Xylem expanded its desalination portfolio in March 2026 with upgraded membrane-based filtration for seawater RO, targeting energy efficiency, the industry's binding constraint. Its breadth across pumps, treatment, and digital monitoring makes it a default vendor for municipal buildouts in the US, UK, and Asia.
XYL trades near $119.95 with a market cap around $29 billion. The desalination technologies market is projected to grow from roughly $30 billion in 2026 to $59 billion by 2034, an 8.85 percent CAGR, with municipal applications about 45 to 55 percent of demand.
Diversified water tech leader with direct RO membrane catalysts in 2026.
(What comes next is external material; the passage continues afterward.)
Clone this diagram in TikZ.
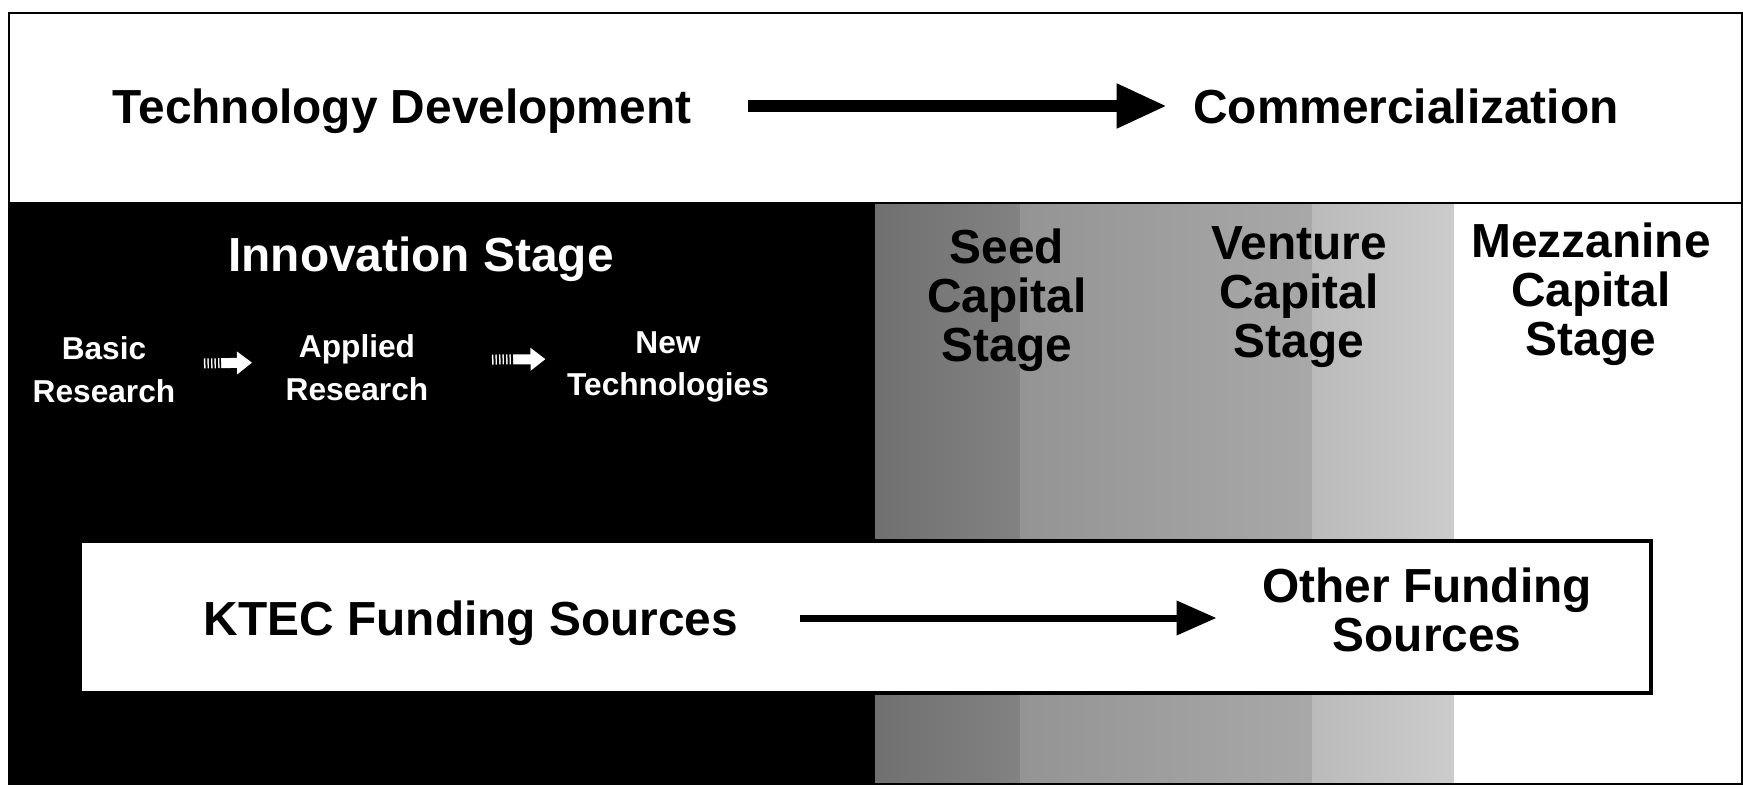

Energy Recovery's PX pressure exchangers are embedded in most large seawater RO plants and directly attack the sector's dominant cost line. New mega-project awards in the Gulf, India, and North Africa flow almost mechanically into its order book, and its CO2 refrigeration segment adds a second growth leg.
ERII trades near $8.51, a small cap around $500 million, making it the highest-beta pure play here. With $12 to 14 billion in annual sector capex expected through 2029 and RO dominating technology share, device demand is structurally underwritten but lumpy quarter to quarter.
The purest listed lever on desalination's energy cost problem.
CWCO builds, owns, and operates desalination plants in the Caribbean and US, with service-based models like those redefining sector economics in Texas, where brackish desalination now beats imported water on cost. Contract-backed revenue with government counterparties gives it the infrastructure-like profile investors currently pay up for.
CWCO trades near $29.07, roughly a $460 million market cap, with a debt-light balance sheet and dividend. Sector infrastructure yields run 4 to 6 percent with about 10 percent market growth, and US municipal demand from cities facing water crises expands its addressable pipeline.
Small pure-play owner-operator monetizing water scarcity through contracts.
Veolia broke ground on Taiwan's first large municipal RO plant in Hsinchu and invested in upgrading US desalination and reuse facilities in January 2026. It offers the broadest project exposure of any listed name, but water is one segment among waste and energy, muting torque to the desalination cycle.
VEOEY trades near $21.29 as an ADR of a company with roughly 45 billion euros in annual revenue, so even large desalination wins move the needle slowly. Middle East and Africa represent about 38 to 51 percent of the desalination market, where Veolia competes for flagship contracts against IDE and Acciona.
Scale and contract wins, but a diversified proxy rather than a pure play.